Resource distribution

In the field of engineering networks the resource can be anything that spreads over the network (water, gas, electricity) from the emitter features, along the transmitter features, to the receiver features. So there is a task to see, which part of network is covered by resource in different situations, such as blocking (breaking) of some network elements.

The concept of rules plays the key role in the work with resource. It is proposed that all features of the class, that marked as EMITTER will “emit” the resource.
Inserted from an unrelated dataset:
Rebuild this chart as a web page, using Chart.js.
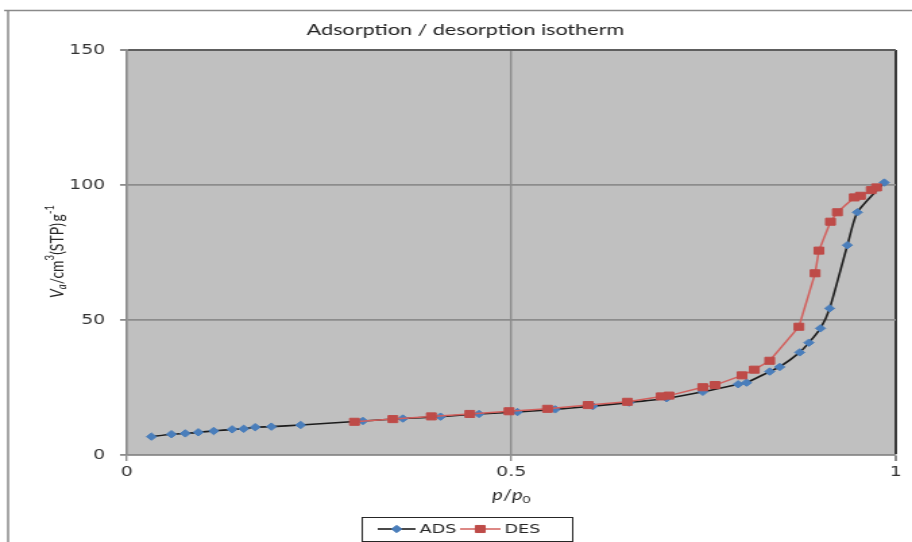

Thus the resourceDestribution() method of the simplenetworkanalysis.h package can use the connected component search algorithm (the concrete implementation is a Breadth-first search) to define which (line) features are connected to these emitters, that means that they have a resource. Let's open our previous network and make some preparations before the resource can be collected.

We say that the three features from the layer “tanks” (marked as stars) will play the role of emitters. We connect them with the nearest features: 0 with 807, 2 with 721 and 1 with 717. Now let's create the resulting layer and pass it to the resourceDestribution(). This layer will be filled with the features, showing the resource spreading from the multiple emitters.

Let's imagine that some junctions in our water network are broken. We block 720 and 718 and see that though a small part of network has no water now, the most part of it still has it.

To resolve this “problem” we can build a temporary pipe from any place where the water persists. We connect 721 with 719 and see that the void section is now full with water.

The rule syntax and its analysis is the subject that I'm working on now. In the code of resourceDestribution() I simply pass the GFIDs of the “emitters” instead of parse the rule string and use some inner structures. The rules itself are more useful and describe such things as cost assignment and allowing connections verification. So I suppose that my next steps will be the following: complete and debug all, that I have already, implement the rules support and make some good tests.